With a background in timber-framed building, he began his archaeological career in the early 1970's. He worked on what was then known as 'the circuit', he moved from excavation to excavation, living in tents and old caravans. He excavated on Bronze Age, Iron Age, Romano-British and Medieval sites in Oxfordshire, Monmouthshire, Herefordshire, Hampshire and Milton Keynes. He worked for the National Maritime Museum on their excavation of an Iron Age boat at Brigg in Lincolnshire, where he was responsible for crating and loading the boat for its journey to Greenwich. In the mid-70s he supervised large-scale excavations in the West Country for the then Committee for Rescue Archaeology for Avon, Gloucestershire and Somerset and then for the Central Excavation Unit of the DOE's Directorate of Ancient Monuments (the organisation that later became English Heritage) at sites including Ardleigh Bronze Age cemetery in Essex, Dartmoor, Stonehenge and Hadrian's Wall. PJ was part of the team which pioneered the UK's first computerised archaeological databases in the late 1970s, using a remote mainframe based in Cleveland, Ohio and wrote a manual on field recording, which for many years was used on English Heritage excavations.
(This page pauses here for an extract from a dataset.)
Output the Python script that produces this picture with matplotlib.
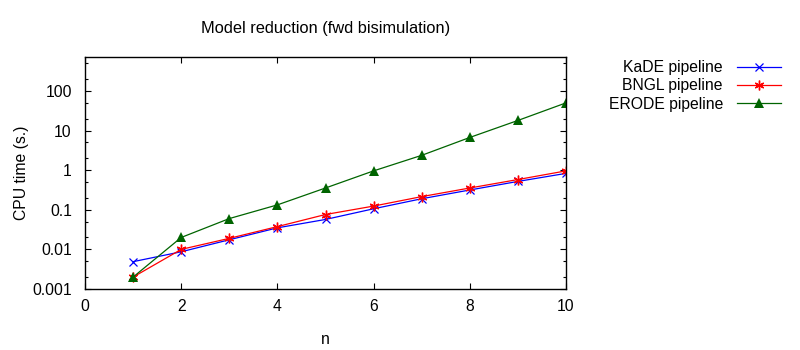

He was a data capture consultant on major English Heritage projects such as Raunds, Northamptonshire and Maiden Castle. He subsequently spent several years as a systems analyst in industry and project managed the introduction of integrated software packages on IBM mid-range computers, PC local area networks and UNIX systems. Having returned to archaeology in 1999, he is currently researching the early development of the settlement at Hereford. He is also the author of the two archaeological chapters in 'Landscape Origins of the Wye Valley: Holme Lacy to Bridstow', the book about the LOWV project, edited by Heather Hurley and published by Logaston Press.